Mitch Boucher joined the University Without Walls Department of Interdisciplinary Studies faculty in September 2010. Having been a non-traditional student himself, he understands what it is like to return to school with adult responsibilities, and he treasures the opportunity to work with adult and non-traditional students at University Without Walls. His areas of study focus on United States culture, discourse, and social justice movements in the twentieth-century United States, particularly at the intersections of race, gender, and sexuality. Before joining the UWW Interdisciplinary Studies faculty, Mitch taught as a lecturer for the Women, Gender, Sexuality Studies Department at UMass Amherst, as an adjunct faculty member in English at Holyoke Community College and as a graduate student at UMass Amherst and Ohio University. He has taught a variety of courses in literatures of the United States, sexuality studies, queer theory, American studies, and LGBTQI+ history from an intersectional perspective, as well as first-year, junior-level, and experimental writing.

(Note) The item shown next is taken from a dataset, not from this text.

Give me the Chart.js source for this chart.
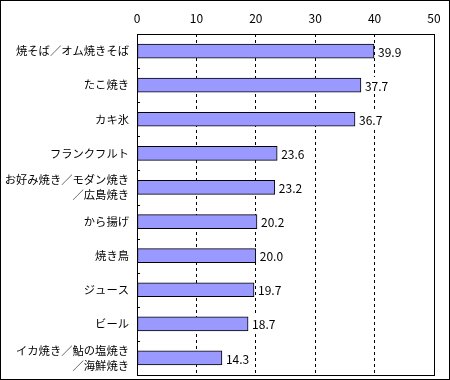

Mitch has interests in critical pedagogy, respects and learns from the knowledge that people enrolled in UWW courses bring with them into his classes, and strives to build connections as a basis for learning in online environments. His goal as a teacher is to create a supportive, yet challenging learning environment where students pursue their own scholarly interests while critically engaging with the knowledge that is produced and circulates through our social institutions and cultural environments. Mitch teaches core UWW courses in a blended format at the UMass Amherst Center at Springfield and is the co-founder of the Social Justice Residency Weekend, which he has co-taught at the Center since it opened in 2011. In 2024, he was honored to receive the University’s Distinguished Teaching Award.
Cultural representations of race, class, gender, sexuality; twentieth-century United States literature and history; cultural studies; social justice movements; transgender studies; LGBTQI+ history; queer theory; gender and sexuality studies.
Mitch treasures time with his family and enjoys the outdoors. He recently started learning to play the cello, and has a labradoodle named Teddy Lupin who occasionally makes appearances in his teaching videos.